Summary:
Caravel Copper Project combines Bindi, Dasher, and Opie deposits.
Mineralisation at the Caravel Copper Project is hosted by a highly deformed Archaean granite and considered to originate as a large porphyry copper system.
The mineralised granitic gneiss at Bindi has been deformed into a tight fold, overturned to the east with the fold hinge plunging to the northwest.
The mineralization typically forms broad, tabular zones in the order of 50-100m true thickness, zones of higher grade material are associated with fold hinges.
The mineralisation at Bindi typically consists of chalcopyrite + molybdenite, stringers and disseminations with associated pyrite ±pyrrhotite ±magnetite within a coarse-grained, quartz-feldspar-biotite ±garnet ±sillimanite gneiss.
The mineralised granitic gneiss at Bindi is overlain by upto 40m of largely barren regolith consisting of an upper laterite and saprolitic clay. Minor oxide (supergene) mineralisation is variably developed as a sub-horizontal zone within the regolith profile east of the Bindi East Limb and at the southern end of the Bindi West Limb.
The mineralisation at Dasher is very similar to Bindi except the mineralised gneiss occurs in a moderate east dipping window between younger granites and the regolith profile is much thinner.
The granite host rock, the inferred pre-metamorphic mineral assemblages and general scale and style are all consistent with the porphyry copper model. The broader geological setting is also consistent with a porphyry style of mineralisation, with the 30km mineralised trend following the margins of granite batholith of similar scale, referred to as the Wongan Batholith.
Outhwaite (2017) describes in detail age dating work and the tectonic history of the project area. Host granites and associated mineralisation have been dated at around 3.0 Ga, with subsequent deformation and metamorphism around 2.7 Ga, coincident with the regional deformation and gold mineralisation at Kalgoorlie and the wider Yilgarn goldfields, as well as the Boddington gold deposit.
Copper occurs almost exclusively as chalcopyrite sulphides associated with quartz veins. Copper grade is largely determined by the frequency and thickness of the veins, which may be semi-massive chalcopyrite up to several cm thick, though mostly the sulphide veins are more attenuated and in the range of mm thick following the main foliation.
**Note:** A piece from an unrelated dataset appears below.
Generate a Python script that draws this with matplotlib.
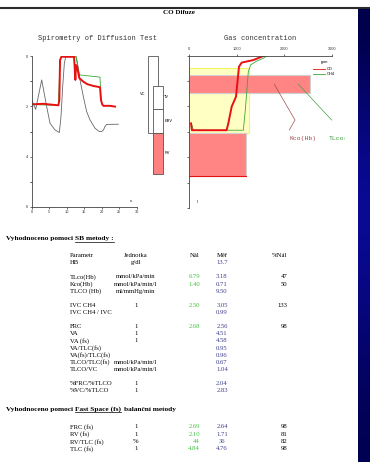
import numpy as np
import matplotlib
matplotlib.use("Agg")
import matplotlib.pyplot as plt
from matplotlib.lines import Line2D
from matplotlib.patches import Rectangle
from matplotlib.colors import LinearSegmentedColormap
from matplotlib.transforms import Bbox, TransformedBbox

# --- spirometrie (cas s, objem l) ---
gray_t = [0, 1.14, 2.86, 4.28, 5.23, 6.66, 7.9, 8.37, 8.85, 9.33, 9.71, 12.66, 13.04, 13.8,
          14.75, 15.7, 16.66, 18.09, 19.3, 20.0, 20.5, 20.94, 21.4, 24.76]
gray_v = [1.75, 2.12, 0.95, 2.01, 2.67, 2.94, 3.04, 2.41, 1.22, 0.29, 0.03, 0.03, 0.23, 0.95,
          1.61, 2.21, 2.54, 2.87, 3.0, 3.0, 2.94, 2.8, 2.72, 2.71]
red_t = [0, 3.33, 7.62, 7.9, 8.1, 8.5, 12.08, 12.27, 12.47, 12.66, 12.95, 13.23, 13.61, 14.75,
         15.9, 17.62, 19.52, 19.8, 20.09, 20.47, 22.38, 23.8]
red_v = [1.92, 1.9, 1.96, 1.75, 0.16, 0.03, 0.03, 0.42, 0.95, 0.36, 0.42, 0.62, 0.88, 1.02,
         1.12, 1.19, 1.24, 1.75, 1.9, 1.98, 1.98, 2.01]
green_t = [0, 7.62, 8.1, 8.5, 12.66, 13.04, 13.61, 19.52, 19.8, 20.09]
green_v = [1.93, 1.96, 0.16, 0.0, 0.0, 0.36, 0.75, 0.84, 1.75, 1.93]

# --- objemy plic (l) ---
vc_top, tv_top, erv_top, rv_top, rv_bot = 0.0, 1.19, 2.1, 3.05, 4.7

# --- koncentrace plynu (ppm, l) ---
co_ppm = [36, 55, 785, 822, 893, 984, 1012, 1047, 1103, 1348, 1559]
co_l = [2.67, 2.94, 2.94, 2.67, 2.01, 1.62, 1.09, 0.44, 0.28, 0.18, 0.02]
ch4_ppm = [57, 85, 1138, 1173, 1208, 1243, 1292, 1418, 1559, 1629]
ch4_l = [2.74, 2.94, 2.94, 2.28, 1.49, 0.64, 0.37, 0.22, 0.11, 0.02]
yellow_box = (0, 1260, 0.48, 3.05)
red_box1 = (0, 2540, 0.77, 1.49)
red_box2 = (0, 1190, 3.05, 4.76)

# --- tabulky ---
head = ["Parametr", "Jednotka", "Nál", "Měř", "%Nál"]
sb_par = ["HB", "", "TLco(Hb)", "Kco(Hb)", "TLCO (Hb)", "", "IVC CH4", "IVC CH4 / IVC", "",
          "FRC", "VA", "VA (fs)", "VA/TLC(fs)", "VA(fs)/TLC(fs)", "TLCO/TLC(fs)", "TLCO/VC", "",
          "%FRC/%TLCO", "%VC/%TLCO"]
sb_unit = ["g/dl", "", "mmol/kPa/min", "mmol/kPa/min/l", "ml/mmHg/min", "", "1", "", "",
           "1", "1", "1", "", "", "mmol/kPa/min/l", "mmol/kPa/min/l", "", "1", "1"]
sb_nal = ["", "", "6.79", "1.40", "", "", "2.50", "", "", "2.68", "", "", "", "", "", "", "", "", ""]
sb_mer = ["13.7", "", "3.18", "0.71", "9.50", "", "3.05", "0.99", "", "2.56", "4.51", "4.58",
          "0.95", "0.96", "0.67", "1.04", "", "2.04", "2.83"]
sb_pct = ["", "", "47", "50", "", "", "133", "", "", "98", "", "", "", "", "", "", "", "", ""]
fs_par = ["FRC (fs)", "RV (fs)", "RV/TLC (fs)", "TLC (fs)"]
fs_unit = ["1", "1", "%", "1"]
fs_nal = ["2.69", "2.10", "44", "4.84"]
fs_mer = ["2.64", "1.71", "36", "4.76"]
fs_pct = ["98", "81", "82", "98"]

W, H = 370, 462
fig = plt.figure(figsize=(W / 100, H / 100), dpi=100)
fig.patch.set_facecolor("white")


def fx(x):
    return x / W


def fy(y):
    return 1 - y / H


serif = "Liberation Serif"
mono = "Liberation Mono"
sans = "Liberation Sans"
green_c = "#3fc23f"
blue_c = "#3c3c8c"

# horni linka a nadpis
fig.add_artist(Line2D([0, 1], [fy(8.2), fy(8.2)], lw=1.5, color="#2a2a2a", zorder=6))
fig.add_artist(Rectangle((0, fy(7.5)), 1, 7.5 / H, transform=fig.transFigure,
                         facecolor="white", edgecolor="none", zorder=5))
fig.text(fx(179), fy(12.0), "CO Difuze", fontsize=5, fontweight="bold", family=serif,
         ha="center", va="center", zorder=4)

# --- levy graf ---
ax1 = fig.add_axes([fx(31.7), fy(207), 105 / W, 151 / H])
ax1.plot(gray_t, gray_v, color="#666666", lw=0.6)
ax1.plot(green_t, green_v, color="#3aa83a", lw=0.6)
ax1.plot(red_t, red_v, color="#e81010", lw=1.4)
ax1.set_xlim(0, 30)
ax1.set_ylim(6, 0)
ax1.set_xticks(range(0, 31, 5))
ax1.set_yticks([0, 2, 4, 6])
ax1.set_yticks([1, 3, 5], minor=True)
for s in ["top", "right"]:
    ax1.spines[s].set_visible(False)
for s in ["left", "bottom"]:
    ax1.spines[s].set_linewidth(0.6)
    ax1.spines[s].set_color("#444444")
ax1.tick_params(labelsize=2.8, length=1.5, width=0.5, pad=1, colors="#333333")
ax1.tick_params(which="minor", length=1.2, width=0.5)
ax1.text(28.3, 5.76, "s", fontsize=2.8, family=sans, ha="center", va="center")
for lab in ax1.get_xticklabels() + ax1.get_yticklabels():
    lab.set_family(sans)
fig.text(fx(97), fy(39), "Spirometry of Diffusion Test", fontsize=5, family=mono,
         ha="center", va="center", color="#333333")

# objemy plic
ax2 = fig.add_axes([fx(138), fy(207), 34 / W, 151 / H])
ax2.set_xlim(138, 172)
ax2.set_ylim(6, 0)
ax2.axis("off")
ec = "#555555"
ax2.add_patch(Rectangle((147.7, vc_top), 10.6, rv_top - vc_top, facecolor="white", edgecolor=ec, lw=0.6))
ax2.add_patch(Rectangle((152.7, tv_top), 10.6, erv_top - tv_top, facecolor="white", edgecolor=ec, lw=0.6))
ax2.add_patch(Rectangle((152.7, erv_top), 10.6, rv_top - erv_top, facecolor="white", edgecolor=ec, lw=0.6))
ax2.add_patch(Rectangle((152.7, rv_top), 10.6, rv_bot - rv_top, facecolor="#ff8080", edgecolor=ec, lw=0.6))
ax2.text(140, 1.52, "VC", fontsize=2.8, family=sans, va="center")
ax2.text(164.3, 1.62, "TV", fontsize=2.8, family=sans, va="center")
ax2.text(164.3, 2.57, "ERV", fontsize=2.8, family=sans, va="center")
ax2.text(164.3, 3.87, "RV", fontsize=2.8, family=sans, va="center")

# --- pravy graf ---
ax3 = fig.add_axes([fx(189.3), fy(208), 142.4 / W, 152.5 / H])
x0, x1, y0, y1 = yellow_box
ax3.add_patch(Rectangle((x0, y0), x1 - x0, y1 - y0, facecolor="#ffffc4", edgecolor="#f4f460", lw=0.8))
x0, x1, y0, y1 = red_box1
ax3.add_patch(Rectangle((x0, y0), x1 - x0, y1 - y0, facecolor="#ff8484", edgecolor="#d0d0d0", lw=0.8))
x0, x1, y0, y1 = red_box2
ax3.add_patch(Rectangle((x0, y0), x1 - x0, y1 - y0, facecolor="#ff8484", edgecolor="#d0d0d0", lw=0.8))
ax3.plot([x0, x1], [y1, y1], color="#e81010", lw=0.8)
ax3.plot(ch4_ppm, ch4_l, color="#3aa83a", lw=0.6, label="CH4")
ax3.plot(co_ppm, co_l, color="#e81010", lw=1.4, label="CO")
ax3.set_xlim(0, 3000)
ax3.set_ylim(6, 0)
ax3.xaxis.tick_top()
ax3.set_xticks([0, 1000, 2000, 3000])
ax3.set_yticks(range(0, 7))
ax3.set_yticklabels([])
for s in ["bottom", "right"]:
    ax3.spines[s].set_visible(False)
for s in ["left", "top"]:
    ax3.spines[s].set_linewidth(0.6)
    ax3.spines[s].set_color("#444444")
ax3.tick_params(labelsize=2.8, length=1.5, width=0.5, pad=1.5, colors="#333333")
for lab in ax3.get_xticklabels():
    lab.set_family(sans)
ax3.text(2857, 0.27, "ppm", fontsize=2.8, family=sans, ha="center", va="center")
ax3.text(156, 5.76, "l", fontsize=2.8, family=sans, ha="center", va="center")
handles = [Line2D([], [], color="#e81010", lw=0.6), Line2D([], [], color="#3aa83a", lw=0.6)]
ax3.legend(handles, ["CO", "CH4"], loc="upper left", bbox_to_anchor=(0.87, 0.925),
           frameon=False, prop={"family": sans, "size": 2.8}, handlelength=3,
           labelspacing=0.3, handletextpad=0.6, borderaxespad=0, borderpad=0)
ax3.plot([1790, 2227, 2107], [1.13, 2.54, 2.93], color="#a05050", lw=0.5, clip_on=False)
ax3.plot([2296, 3000], [1.13, 2.54], color="#40a040", lw=0.5, clip_on=False)
ax3.text(2110, 3.27, "Kco(Hb)", fontsize=4.6, family=mono, color="#a04848", va="center", clip_on=False)
tl = ax3.text(2943, 3.27, "TLco(Hb)", fontsize=4.6, family=mono, color="#40a040", va="center")
tl.set_clip_on(True)
tl.set_clip_box(TransformedBbox(Bbox([[0, 0], [fx(345), 1]]), fig.transFigure))
fig.text(fx(260), fy(39), "Gas concentration", fontsize=5, family=mono,
         ha="center", va="center", color="#333333")

# modry pruh vpravo
axb = fig.add_axes([fx(358.3), 0, 11.7 / W, fy(9)])
grad = np.array([0.0, 0.35, 0.7, 0.85, 0.75, 0.5, 0.25, 0.1]).reshape(-1, 1)
cmap = LinearSegmentedColormap.from_list("b", ["#00004a", "#0a0a96"])
axb.imshow(grad, cmap=cmap, aspect="auto", interpolation="bicubic", extent=(0, 1, 0, 1))
axb.axis("off")
axb.set_zorder(10)

# --- text tabulek ---
renderer = fig.canvas.get_renderer()


def heading(x, y, parts):
    # parts: (text, underline)
    for txt, ul in parts:
        t = fig.text(fx(x), fy(y), txt, fontsize=5.3, fontweight="bold", family=serif,
                     ha="left", va="center")
        bb = t.get_window_extent(renderer)
        if ul:
            yl = bb.y0 - 0.6
            fig.add_artist(Line2D([bb.x0 / W, bb.x1 / W], [yl / H, yl / H], lw=0.5, color="black"))
        x = bb.x1 + 2.4


fs = 4.8
heading(6, 239, [("Vyhodnoceno pomoci", False), ("SB metody :", True)])


def row(y, par, unit, nal, mer, pct):
    fig.text(fx(70), fy(y), par, fontsize=fs, family=serif, ha="left", va="center")
    fig.text(fx(136), fy(y), unit, fontsize=fs, family=serif, ha="center", va="center")
    fig.text(fx(200), fy(y), nal, fontsize=fs, family=serif, ha="right", va="center", color=green_c)
    fig.text(fx(222), fy(y), mer, fontsize=fs, family=serif, ha="center", va="center", color=blue_c)
    fig.text(fx(287.3), fy(y), pct, fontsize=fs, family=serif, ha="right", va="center")


y_start, dy = 255.7, 7.1
fig.text(fx(70), fy(y_start), head[0], fontsize=fs, family=serif, va="center")
fig.text(fx(136), fy(y_start), head[1], fontsize=fs, family=serif, ha="center", va="center")
fig.text(fx(200), fy(y_start), head[2], fontsize=fs, family=serif, ha="right", va="center")
fig.text(fx(222), fy(y_start), head[3], fontsize=fs, family=serif, ha="center", va="center")
fig.text(fx(287.3), fy(y_start), head[4], fontsize=fs, family=serif, ha="right", va="center")
for i in range(len(sb_par)):
    row(y_start + (i + 1) * dy, sb_par[i], sb_unit[i], sb_nal[i], sb_mer[i], sb_pct[i])

heading(6, 409, [("Vyhodnoceno pomoci", False), ("Fast Space (fs)", True), ("balanční metody", False)])
for i in range(len(fs_par)):
    row(427 + i * 7.3, fs_par[i], fs_unit[i], fs_nal[i], fs_mer[i], fs_pct[i])

fig.savefig("out.png", dpi=100)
The frequency of veins or sulphide bands also varies on the scale of meters and tens of meters, where copper grades may range up to 0.6% over thicknesses of tens of meters with lower grades or waste in between.
Molybdenite, pyrite and pyrrhotite may accompany the chalcopyrite, though in much lower levels. Garnet, sillimanite and magnetite are also commonly associated with mineralisation, possibly as products from metamorphism of the primary alteration assemblages. Garnets have an almandine composition and are coarse grained, often overprinting the foliation. Both garnet and magnetite occur in sufficient abundance that they may offer opportunities as by product minerals to be recovered from the tails stream with economics still to be evaluated.
The mineralised zones have undergone higher strain than adjacent barren granites in the footwall. In the higher strain zones, the mineralised veins have been transposed into the dominant foliation.
Detailed geotechnical and structural logging from drill core has identified these foliation trends form well defined groupings that are consistent with the interpretation that the Bindi West and Bindi East Limbs converge to form a NNW plunging fold structure, the closure of this fold is termed the Bindi Hinge Zone. At the southern end of the East Limb there is evidence for another fold termed the SE Synform, where the East Limb remains open to the east and may return to surface in an area recently shown to contain significant bedrock copper mineralisation immediately east of the planned Bindi pit. The fold closures are often associated with better grades of mineralisation, possibly due to remobilisation of sulphides into the fold hinges, so the identification of these structural models has been important in both the targeting of better grade areas and the development of the Resource models.
Dimensions
Bindi West Limb of 2,950m along strike (NNE-SSW), ranging between 50-200m thick and present from surface (260mRL) down below -150mRL.
Bindi East Limb of 2,000m along strike (N-S), ranging up to 500m thick from surface (260mRL) down below -500mRL.
Dasher mineralized zone of 2,600m along strike (N-S), ranging up to 250m thick from surface (320mRL) down to -200mRL.